Material provided>
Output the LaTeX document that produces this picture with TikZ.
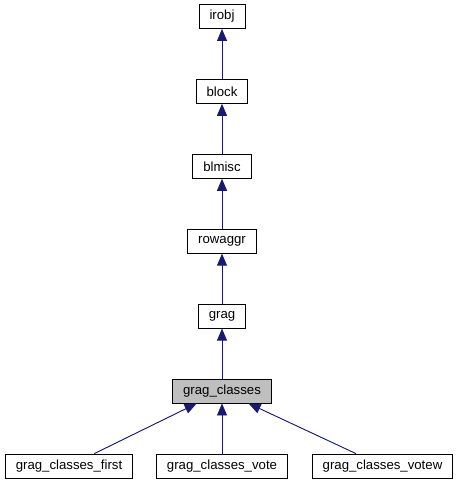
\documentclass[tikz,border=0pt]{standalone}
\usepackage{fontspec}
\setmainfont{Liberation Sans}
\usepackage{tikz}
\usetikzlibrary{arrows.meta,positioning}
\definecolor{MidnightBlue}{HTML}{191970}

\begin{document}
\begin{tikzpicture}[
  x=1pt, y=1pt,
  node distance=50pt,
  cls/.style={rectangle, draw=black, line width=0.9pt, fill=white,
              font=\fontsize{13.2}{15}\selectfont, inner xsep=10.5pt, inner ysep=0pt,
              minimum height=24pt},
  cur/.style={cls, fill=black!25},
  arr/.style={{Triangle[length=12pt,width=10pt]}-, line width=0.9pt, draw=MidnightBlue, fill=MidnightBlue}
]
\useasboundingbox (0,0) rectangle (459,-485);
% class chain
\node[cur] (gragcls) at (222,-391) {grag\_classes};
\node[cls, above=of gragcls] (grag) {grag};
\node[cls, above=of grag] (rowaggr) {rowaggr};
\node[cls, above=of rowaggr] (blmisc) {blmisc};
\node[cls, above=of blmisc] (block) {block};
\node[cls, above=of block] (irobj) {irobj};
% derived classes
\node[cls] (first) at (69,-466) {grag\_classes\_first};
\node[cls] (vote) at (222,-466) {grag\_classes\_vote};
\node[cls] (votew) at (382.5,-466) {grag\_classes\_votew};
\draw[arr] (irobj) -- (block);
\draw[arr] (block) -- (blmisc);
\draw[arr] (blmisc) -- (rowaggr);
\draw[arr] (rowaggr) -- (grag);
\draw[arr] (grag) -- (gragcls);
\draw[arr] (gragcls) -- (first);
\draw[arr] (gragcls) -- (vote);
\draw[arr] (gragcls) -- (votew);
\end{tikzpicture}
\end{document}
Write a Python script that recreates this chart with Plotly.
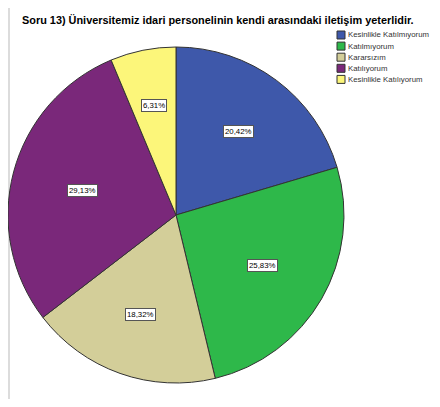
import math
import plotly.graph_objects as go

# ---- data ----
title_text = "Soru 13) Üniversitemiz idari personelinin kendi arasındaki iletişim yeterlidir."
categories = ["Kesinlikle Katılmıyorum", "Katılmıyorum", "Kararsızım",
              "Katılıyorum", "Kesinlikle Katılıyorum"]
percents = [20.42, 25.83, 18.32, 29.13, 6.31]
colors = ["#3E58AA", "#2EB84A", "#D3CE99", "#7A287A", "#FCF67A"]

# The page body has an 8px margin, so the figure is laid out in screen pixels
# minus that offset and sized to fit inside the window.
OFF = 8
W, H = 440 - 2 * OFF, 407 - 2 * OFF


def px(sx):
    return (sx - OFF) / W


def py(sy):
    return 1 - (sy - OFF) / H


cx_s, cy_s, r_px = 176, 215, 168
font_main = "Liberation Sans, Arial, sans-serif"

fig = go.Figure()
fig.add_trace(go.Pie(
    labels=categories,
    values=percents,
    marker=dict(colors=colors, line=dict(color="#333333", width=1)),
    sort=False,
    direction="clockwise",
    rotation=0,
    textinfo="none",
    hoverinfo="label+percent",
    domain=dict(x=[px(cx_s - r_px), px(cx_s + r_px)],
                y=[py(cy_s + r_px), py(cy_s - r_px)]),
    showlegend=False,
))

annotations = []
shapes = []

# left grey border strip of the frame
shapes.append(dict(type="rect", xref="paper", yref="paper",
                   x0=0, x1=px(10), y0=0, y1=1,
                   fillcolor="#DCDCDC", line=dict(width=0), layer="below"))

# boxed percentage labels placed at each slice's centroid
total = sum(percents)
cum = 0.0
for p in percents:
    frac = p / total
    mid = (cum + frac / 2) * 2 * math.pi
    half = frac * math.pi
    rc = (2.0 / 3.0) * math.sin(half) / half
    cum += frac
    sx = cx_s + rc * r_px * math.sin(mid)
    sy = cy_s - rc * r_px * math.cos(mid)
    annotations.append(dict(
        x=px(sx), y=py(sy), xref="paper", yref="paper",
        text=f"{p:.2f}%".replace(".", ","), showarrow=False,
        font=dict(family=font_main, size=7.8, color="#000000"),
        bgcolor="white", bordercolor="#555555", borderwidth=1, borderpad=1,
        xanchor="center", yanchor="middle",
    ))

# title
annotations.append(dict(
    x=px(20), y=py(20), xref="paper", yref="paper",
    text="<b>" + title_text + "</b>", showarrow=False,
    font=dict(family=font_main, size=10.9, color="#000000"),
    xanchor="left", yanchor="middle",
))

# legend (compact, as in the reference)
leg_x, leg_y0, leg_step, sw = 337, 35, 11.1, 8
for i, (lab, col) in enumerate(zip(categories, colors)):
    yc = leg_y0 + i * leg_step
    shapes.append(dict(type="rect", xref="paper", yref="paper",
                       x0=px(leg_x), x1=px(leg_x + sw),
                       y0=py(yc + sw / 2), y1=py(yc - sw / 2),
                       fillcolor=col, line=dict(color="#333333", width=1)))
    annotations.append(dict(
        x=px(leg_x + sw + 1), y=py(yc), xref="paper", yref="paper",
        text=lab, showarrow=False,
        font=dict(family=font_main, size=7.8, color="#333333"),
        xanchor="left", yanchor="middle",
    ))

fig.update_layout(
    width=W, height=H,
    margin=dict(l=0, r=0, t=0, b=0),
    paper_bgcolor="white",
    plot_bgcolor="rgba(0,0,0,0)",
    shapes=shapes,
    annotations=annotations,
    showlegend=False,
)

fig.write_html("out.html")
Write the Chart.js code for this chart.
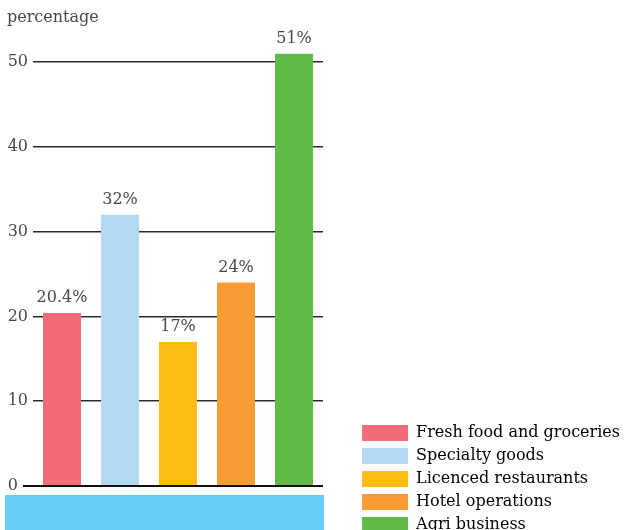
<!DOCTYPE html>
<html>
<head>
<meta charset="utf-8">
<script src="https://cdn.jsdelivr.net/npm/chart.js@4/dist/chart.umd.min.js"></script>
<style>
  html, body { margin: 0; padding: 0; background: #fff; overflow: hidden; }
  #wrap { width: 625px; height: 540px; }
</style>
</head>
<body>
<div id="wrap"><canvas id="grafico"></canvas></div>
<script>
// Datos del gráfico
const categorias = ['Fresh food and groceries', 'Specialty goods', 'Licenced restaurants', 'Hotel operations', 'Agri business'];
const valores = [20.4, 32, 17, 24, 51];
const etiquetas = ['20.4%', '32%', '17%', '24%', '51%'];
const colores = ['#F26C77', '#B3D8F1', '#FBBC15', '#F79B35', '#5FBB46'];
const marcasY = [0, 10, 20, 30, 40, 50];

const FUENTE = 'DejaVu Serif';
const COLOR_TEXTO = '#484848';
const BORDE_DERECHO = 323; // borde derecho del área de barras
const MARGEN_DER = -5;     // la leyenda llega hasta el borde del lienzo

// Etiquetas de valor encima de cada barra
const etiquetasBarras = {
    id: 'etiquetasBarras',
    afterDatasetsDraw(chart) {
        const ctx = chart.ctx;
        const barras = chart.getDatasetMeta(0).data;
        ctx.save();
        ctx.font = '16px "' + FUENTE + '"';
        ctx.fillStyle = COLOR_TEXTO;
        ctx.textAlign = 'center';
        ctx.textBaseline = 'bottom';
        barras.forEach((barra, i) => {
            ctx.fillText(etiquetas[i], barra.x, barra.y - 7);
        });
        ctx.restore();
    }
};

// Franja azul bajo el eje
const franja = {
    id: 'franja',
    beforeDraw(chart) {
        const a = chart.chartArea;
        const ctx = chart.ctx;
        ctx.save();
        ctx.fillStyle = '#67CEF5';
        ctx.fillRect(5, a.bottom + 9, a.right + 1 - 5, chart.height - a.bottom - 9);
        ctx.restore();
    }
};

document.addEventListener('DOMContentLoaded', () => {
    const ctx = document.getElementById('grafico').getContext('2d');
    new Chart(ctx, {
        type: 'bar',
        data: {
            labels: categorias,
            datasets: [{
                data: valores,
                backgroundColor: colores,
                borderWidth: 0,
                categoryPercentage: 1,
                barPercentage: 0.655
            }]
        },
        options: {
            responsive: true,
            maintainAspectRatio: false,
            animation: false,
            layout: { padding: { left: 7, right: MARGEN_DER, top: 0, bottom: 0 } },
            plugins: {
                tooltip: { enabled: false },
                title: {
                    display: true,
                    text: 'percentage',
                    align: 'start',
                    color: COLOR_TEXTO,
                    font: { family: FUENTE, size: 16, weight: 'normal' },
                    padding: { top: 8, bottom: 18 }
                },
                legend: {
                    position: 'right',
                    align: 'end',
                    maxWidth: 320,
                    labels: {
                        boxWidth: 46,
                        boxHeight: 16,
                        padding: 7,
                        color: COLOR_TEXTO,
                        font: { family: FUENTE, size: 16 },
                        generateLabels: () => categorias.map((c, i) => ({
                            text: c,
                            fillStyle: colores[i],
                            strokeStyle: colores[i],
                            lineWidth: 0,
                            index: i
                        }))
                    }
                }
            },
            scales: {
                x: {
                    display: true,
                    grid: { display: false },
                    border: { display: false },
                    ticks: { display: false },
                    afterFit: s => { s.height = 54; }
                },
                y: {
                    min: 0,
                    max: 52,
                    afterFit: s => { s.width = 26; },
                    afterBuildTicks: s => { s.ticks = marcasY.map(v => ({ value: v })); },
                    border: { display: false },
                    grid: {
                        tickLength: 10,
                        color: c => c.tick.value === 0 ? '#111' : '#2a2a2a',
                        lineWidth: c => c.tick.value === 0 ? 2 : 1.5,
                        tickColor: c => c.tick.value === 0 ? '#111' : 'rgba(0,0,0,0)',
                        tickWidth: 2
                    },
                    ticks: {
                        padding: -5,
                        color: COLOR_TEXTO,
                        font: { family: FUENTE, size: 16 },
                        // el cero se separa igual que los demás, pero desde su línea más larga
                        callback: v => v === 0 ? '0\u2007' : String(v)
                    }
                },
                hueco: {
                    type: 'linear',
                    position: 'right',
                    display: true,
                    grid: { display: false },
                    border: { display: false },
                    ticks: { display: false },
                    afterFit: s => { s.width = s.chart.width - MARGEN_DER - BORDE_DERECHO - s.chart.legend.width; }
                }
            }
        },
        plugins: [etiquetasBarras, franja]
    });
});
</script>
</body>
</html>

Given problem> Everything from the line that contains "Write a Python" down to the line that contains "return 1 - (sy - OFF) / H" should be written out exactly, end lines too, minus the pictures.

Complete output>
Write a Python script that recreates this chart with Plotly.
import math
import plotly.graph_objects as go

# ---- data ----
title_text = "Soru 13) Üniversitemiz idari personelinin kendi arasındaki iletişim yeterlidir."
categories = ["Kesinlikle Katılmıyorum", "Katılmıyorum", "Kararsızım",
              "Katılıyorum", "Kesinlikle Katılıyorum"]
percents = [20.42, 25.83, 18.32, 29.13, 6.31]
colors = ["#3E58AA", "#2EB84A", "#D3CE99", "#7A287A", "#FCF67A"]

# The page body has an 8px margin, so the figure is laid out in screen pixels
# minus that offset and sized to fit inside the window.
OFF = 8
W, H = 440 - 2 * OFF, 407 - 2 * OFF


def px(sx):
    return (sx - OFF) / W


def py(sy):
    return 1 - (sy - OFF) / H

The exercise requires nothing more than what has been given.